§ EXCERPTED RECORDS

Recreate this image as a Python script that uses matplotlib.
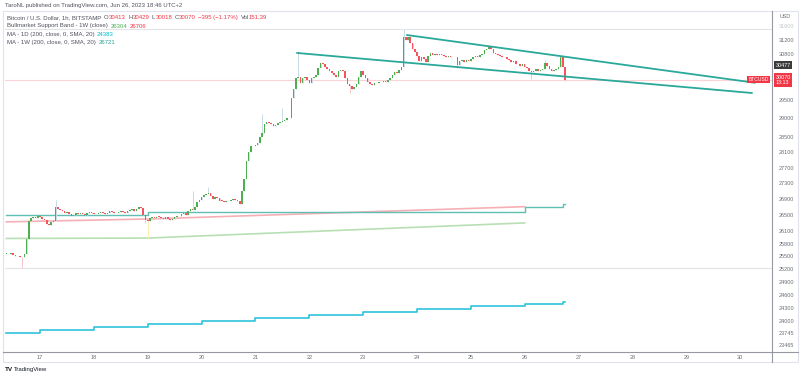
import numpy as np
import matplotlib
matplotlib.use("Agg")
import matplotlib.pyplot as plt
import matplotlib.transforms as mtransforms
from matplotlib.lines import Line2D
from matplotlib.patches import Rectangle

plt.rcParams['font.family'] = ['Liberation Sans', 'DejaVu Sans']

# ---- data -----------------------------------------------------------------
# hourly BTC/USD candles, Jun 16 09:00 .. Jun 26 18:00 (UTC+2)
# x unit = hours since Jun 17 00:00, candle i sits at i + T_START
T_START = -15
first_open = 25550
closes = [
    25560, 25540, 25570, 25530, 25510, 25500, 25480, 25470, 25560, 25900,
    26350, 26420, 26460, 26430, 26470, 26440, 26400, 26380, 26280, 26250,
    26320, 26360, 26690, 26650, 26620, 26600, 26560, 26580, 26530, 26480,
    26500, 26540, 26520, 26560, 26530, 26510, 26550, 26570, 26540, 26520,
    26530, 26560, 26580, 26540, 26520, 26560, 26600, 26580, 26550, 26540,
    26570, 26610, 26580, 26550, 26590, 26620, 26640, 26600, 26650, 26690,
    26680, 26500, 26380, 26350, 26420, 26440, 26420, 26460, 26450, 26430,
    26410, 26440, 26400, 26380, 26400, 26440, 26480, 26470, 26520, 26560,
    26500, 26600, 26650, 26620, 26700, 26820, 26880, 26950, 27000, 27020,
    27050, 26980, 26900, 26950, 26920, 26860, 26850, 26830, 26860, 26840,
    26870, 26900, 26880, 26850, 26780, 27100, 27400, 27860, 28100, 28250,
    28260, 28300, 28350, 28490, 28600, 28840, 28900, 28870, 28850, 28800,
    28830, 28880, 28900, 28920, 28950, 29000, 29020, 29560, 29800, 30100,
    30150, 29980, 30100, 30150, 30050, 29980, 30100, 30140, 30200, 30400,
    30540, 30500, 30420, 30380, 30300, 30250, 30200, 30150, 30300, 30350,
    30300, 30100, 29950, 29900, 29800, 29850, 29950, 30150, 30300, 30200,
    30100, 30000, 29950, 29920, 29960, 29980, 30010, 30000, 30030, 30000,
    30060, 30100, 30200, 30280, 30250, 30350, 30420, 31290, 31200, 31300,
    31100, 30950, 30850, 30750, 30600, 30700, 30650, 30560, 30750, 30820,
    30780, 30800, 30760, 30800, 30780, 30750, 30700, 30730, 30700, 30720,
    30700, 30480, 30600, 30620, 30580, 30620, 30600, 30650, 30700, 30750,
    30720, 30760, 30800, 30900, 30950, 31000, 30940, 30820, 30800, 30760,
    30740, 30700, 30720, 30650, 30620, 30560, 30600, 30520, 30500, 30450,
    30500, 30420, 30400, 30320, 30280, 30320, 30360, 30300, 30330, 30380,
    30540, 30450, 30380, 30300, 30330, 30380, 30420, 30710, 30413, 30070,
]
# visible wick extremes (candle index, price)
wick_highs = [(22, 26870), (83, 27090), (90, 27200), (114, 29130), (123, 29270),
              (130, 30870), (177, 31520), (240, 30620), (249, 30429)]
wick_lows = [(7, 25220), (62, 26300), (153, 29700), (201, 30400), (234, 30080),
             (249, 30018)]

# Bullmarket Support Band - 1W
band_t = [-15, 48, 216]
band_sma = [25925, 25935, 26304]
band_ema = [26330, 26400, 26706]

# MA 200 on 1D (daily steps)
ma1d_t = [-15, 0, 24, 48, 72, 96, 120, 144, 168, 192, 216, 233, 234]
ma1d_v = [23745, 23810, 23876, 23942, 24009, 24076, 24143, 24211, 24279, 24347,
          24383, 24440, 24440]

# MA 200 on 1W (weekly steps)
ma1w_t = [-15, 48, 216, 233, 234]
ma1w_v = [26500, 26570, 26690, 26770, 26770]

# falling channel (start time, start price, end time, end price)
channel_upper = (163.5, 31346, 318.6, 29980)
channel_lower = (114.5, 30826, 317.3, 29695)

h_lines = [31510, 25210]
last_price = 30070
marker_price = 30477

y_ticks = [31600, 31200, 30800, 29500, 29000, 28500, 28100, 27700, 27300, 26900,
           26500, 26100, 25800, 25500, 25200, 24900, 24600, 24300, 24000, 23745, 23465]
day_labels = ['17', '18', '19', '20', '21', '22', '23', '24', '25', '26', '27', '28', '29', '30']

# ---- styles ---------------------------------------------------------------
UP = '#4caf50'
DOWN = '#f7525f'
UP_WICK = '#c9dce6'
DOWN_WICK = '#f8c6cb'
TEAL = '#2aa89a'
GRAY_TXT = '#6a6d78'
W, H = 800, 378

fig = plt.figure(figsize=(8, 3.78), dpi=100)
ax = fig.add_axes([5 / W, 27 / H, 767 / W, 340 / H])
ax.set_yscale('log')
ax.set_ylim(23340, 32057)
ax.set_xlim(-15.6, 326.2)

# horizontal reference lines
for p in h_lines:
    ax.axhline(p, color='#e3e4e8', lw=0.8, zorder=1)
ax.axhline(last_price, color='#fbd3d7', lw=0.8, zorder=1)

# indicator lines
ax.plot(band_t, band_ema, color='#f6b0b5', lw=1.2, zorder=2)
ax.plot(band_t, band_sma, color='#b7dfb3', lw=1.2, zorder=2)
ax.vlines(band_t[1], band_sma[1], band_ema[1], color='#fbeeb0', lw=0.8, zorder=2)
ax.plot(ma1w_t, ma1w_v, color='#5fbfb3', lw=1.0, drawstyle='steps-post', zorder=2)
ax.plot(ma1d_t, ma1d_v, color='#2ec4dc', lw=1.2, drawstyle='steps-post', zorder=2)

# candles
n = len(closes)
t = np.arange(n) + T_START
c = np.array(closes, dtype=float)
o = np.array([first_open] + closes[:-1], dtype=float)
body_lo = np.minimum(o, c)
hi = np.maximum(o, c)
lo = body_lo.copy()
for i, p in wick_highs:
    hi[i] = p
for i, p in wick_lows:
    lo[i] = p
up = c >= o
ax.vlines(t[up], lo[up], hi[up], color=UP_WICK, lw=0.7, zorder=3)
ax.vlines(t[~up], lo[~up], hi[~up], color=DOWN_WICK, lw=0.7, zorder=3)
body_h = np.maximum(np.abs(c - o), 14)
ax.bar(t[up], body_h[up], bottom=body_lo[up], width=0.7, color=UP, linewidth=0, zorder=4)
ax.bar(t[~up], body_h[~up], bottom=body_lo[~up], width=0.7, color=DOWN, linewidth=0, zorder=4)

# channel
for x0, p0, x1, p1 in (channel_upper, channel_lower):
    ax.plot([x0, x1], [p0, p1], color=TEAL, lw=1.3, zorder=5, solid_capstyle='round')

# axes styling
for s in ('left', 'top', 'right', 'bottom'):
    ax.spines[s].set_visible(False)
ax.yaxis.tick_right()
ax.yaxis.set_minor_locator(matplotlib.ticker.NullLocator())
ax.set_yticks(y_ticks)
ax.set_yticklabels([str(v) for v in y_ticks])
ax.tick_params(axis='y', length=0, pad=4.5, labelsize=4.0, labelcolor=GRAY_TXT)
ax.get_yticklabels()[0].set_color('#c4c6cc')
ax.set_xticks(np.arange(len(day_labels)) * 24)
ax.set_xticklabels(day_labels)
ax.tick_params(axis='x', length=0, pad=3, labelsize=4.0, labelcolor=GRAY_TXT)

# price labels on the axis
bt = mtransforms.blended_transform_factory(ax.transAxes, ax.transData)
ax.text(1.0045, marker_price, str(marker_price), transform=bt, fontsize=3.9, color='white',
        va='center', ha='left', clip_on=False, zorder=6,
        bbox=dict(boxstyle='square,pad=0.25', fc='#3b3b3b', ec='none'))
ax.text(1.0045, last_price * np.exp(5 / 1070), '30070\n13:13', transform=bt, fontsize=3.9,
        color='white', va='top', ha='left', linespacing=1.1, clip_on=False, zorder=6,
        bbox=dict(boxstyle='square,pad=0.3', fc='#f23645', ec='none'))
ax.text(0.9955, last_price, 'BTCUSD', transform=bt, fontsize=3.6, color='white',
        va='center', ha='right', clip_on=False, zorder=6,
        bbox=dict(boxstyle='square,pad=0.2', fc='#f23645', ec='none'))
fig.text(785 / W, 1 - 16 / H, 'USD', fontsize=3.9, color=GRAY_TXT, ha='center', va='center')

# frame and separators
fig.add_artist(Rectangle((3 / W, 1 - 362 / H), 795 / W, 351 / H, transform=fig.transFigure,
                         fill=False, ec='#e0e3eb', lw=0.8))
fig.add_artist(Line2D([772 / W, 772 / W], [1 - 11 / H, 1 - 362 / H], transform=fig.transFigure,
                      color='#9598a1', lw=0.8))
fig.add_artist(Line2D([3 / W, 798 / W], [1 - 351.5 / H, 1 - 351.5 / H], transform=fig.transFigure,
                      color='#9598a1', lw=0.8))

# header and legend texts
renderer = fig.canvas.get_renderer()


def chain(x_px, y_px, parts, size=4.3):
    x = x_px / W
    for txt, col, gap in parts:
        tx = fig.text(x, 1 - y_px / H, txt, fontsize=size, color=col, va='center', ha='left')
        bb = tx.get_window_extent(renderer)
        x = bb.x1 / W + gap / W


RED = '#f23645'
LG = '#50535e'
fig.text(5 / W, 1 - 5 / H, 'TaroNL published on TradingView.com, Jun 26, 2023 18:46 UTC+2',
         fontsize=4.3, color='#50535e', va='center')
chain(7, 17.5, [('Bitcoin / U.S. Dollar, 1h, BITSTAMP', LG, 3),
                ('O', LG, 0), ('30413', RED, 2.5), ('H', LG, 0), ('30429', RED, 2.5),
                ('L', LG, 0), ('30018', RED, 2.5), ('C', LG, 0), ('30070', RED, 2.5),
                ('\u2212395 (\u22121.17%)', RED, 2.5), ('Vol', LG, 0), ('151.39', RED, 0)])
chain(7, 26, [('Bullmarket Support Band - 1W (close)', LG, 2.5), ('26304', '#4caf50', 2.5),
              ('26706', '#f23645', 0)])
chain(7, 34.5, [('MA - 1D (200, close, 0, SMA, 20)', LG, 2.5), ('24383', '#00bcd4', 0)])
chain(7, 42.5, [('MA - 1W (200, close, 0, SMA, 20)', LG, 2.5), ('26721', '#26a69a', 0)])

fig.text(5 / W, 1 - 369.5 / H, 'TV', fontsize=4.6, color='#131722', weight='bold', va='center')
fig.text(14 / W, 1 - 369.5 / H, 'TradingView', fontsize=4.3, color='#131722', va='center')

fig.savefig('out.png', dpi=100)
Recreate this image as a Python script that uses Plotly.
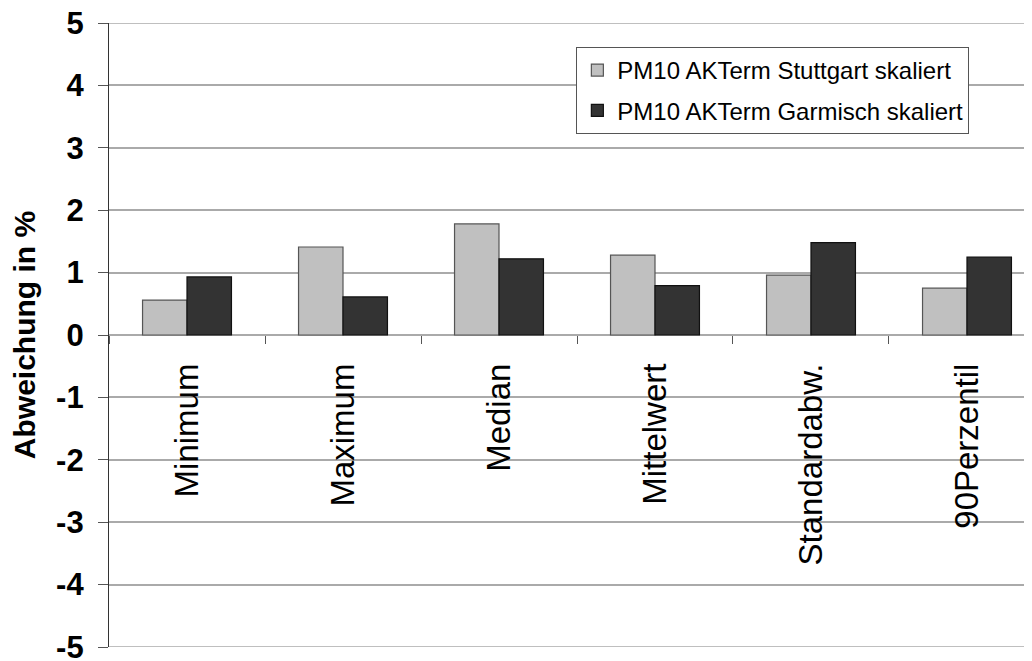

§ STATED EXERCISE
Your task is to return the lines above, from the first one up to and including the line containing "from matplotlib.patches import Rectangle", minus any pictures.

§ ANSWER TO THIS EXERCISE
Recreate this image as a Python script that uses matplotlib.
import numpy as np
import matplotlib
matplotlib.use("Agg")
import matplotlib.pyplot as plt
import matplotlib.transforms as mtransforms
from matplotlib.lines import Line2D
from matplotlib.patches import Rectangle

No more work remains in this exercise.